Trump announces ban on gun modifications like bump stocks used in Las Vegas massacre

Mr Trump has publicly asked why his predecessor Barack Obama and his Democratic colleagues didn’t do more about guns when they had control of Congress a decade ago. It’s a reasonable-sounding question, but in reality little more than a debating point, because the truth is that the gun lobby and indeed American public sentiment is such that gun control remains a deeply controversial and problematic issue for lawmakers of any party – and they know it. They are all vulnerable to ejection at the primary or election stage to claims that they are betraying the spirit of the Second Amendment and desecrating the right to bear arms. The Democrats who criticise Mr Trump now may be hypocrites, while he was elected on an unashamed “gun rights” agenda, but it is beside the point. The problem is that anyone who runs for office in America outside of a few liberal enclaves risks their career by advocating restrictions of the acquisition, carrying and use of guns.

A half century ago, President Lyndon B Johnson, a far more effective operator than either Mr Obama or Mr Trump, and who for a time enjoyed landslide majorities in both houses, signed into law the 1968 Gun Control Act. Note the date: it took five years from the assassination of Kennedy to persuade the Congress to change the law even to a limited degree – at that time finally banning the mail-order sale of firearms, which is how Lee Harvey Oswald got his hands on his “6.5 Italian carbine”. The reform was opposed by the NRA. At the time, Johnson declared: “If guns are to be kept out of the hands of the criminal, out of the hands of the insane, and out of the hands of the irresponsible, then we must have licensing. The voices that blocked these safeguards were not the voices of an aroused nation.

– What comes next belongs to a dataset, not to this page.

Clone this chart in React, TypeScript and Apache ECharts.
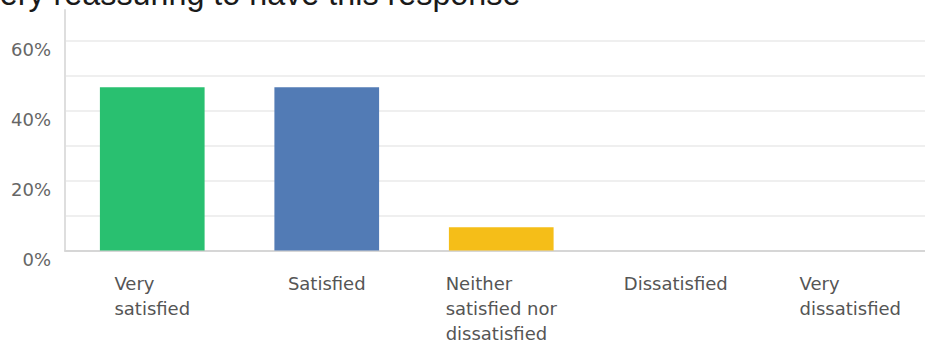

They were the voices of a powerful lobby, a gun lobby.” Johnson managed to simultaneously revolutionise civil rights, voting rights, fight a war in Vietnam and push through a vast expansion in America’s welfare system, the Great Society, but the NRA thwarted him.

The pattern has been the same ever since; shock followed by some impetus to reform, followed by delay and slow, slow progress, sometimes reversed. It took more than a decade after John Hinckley shot Ronald Reagan to secure a five-day waiting period for approval to acquire a firearm, which has since been watered down. Congress approved an assault weapons ban in 1994, but scrapped it during the neo-con ascendancy in 2004.

Still, the persistent power of the lobby and of public opinion is no reason to give up the campaign, and every modest step forward erodes the (in fact fictional) notion that the right to bear arms is unconditional. The Second Amendment has, in effect, been itself amended many times, and it can be amended again. Yet even if there was an immediate ban on the sale of new weapons, the stock of pistols, rifles, guns and assault weapons accumulated in the US over the past century and more would keep the mad and the evil in weaponry for many years to come. Gun control, elusive as it is, is only the start of an answer to America’s gun problem.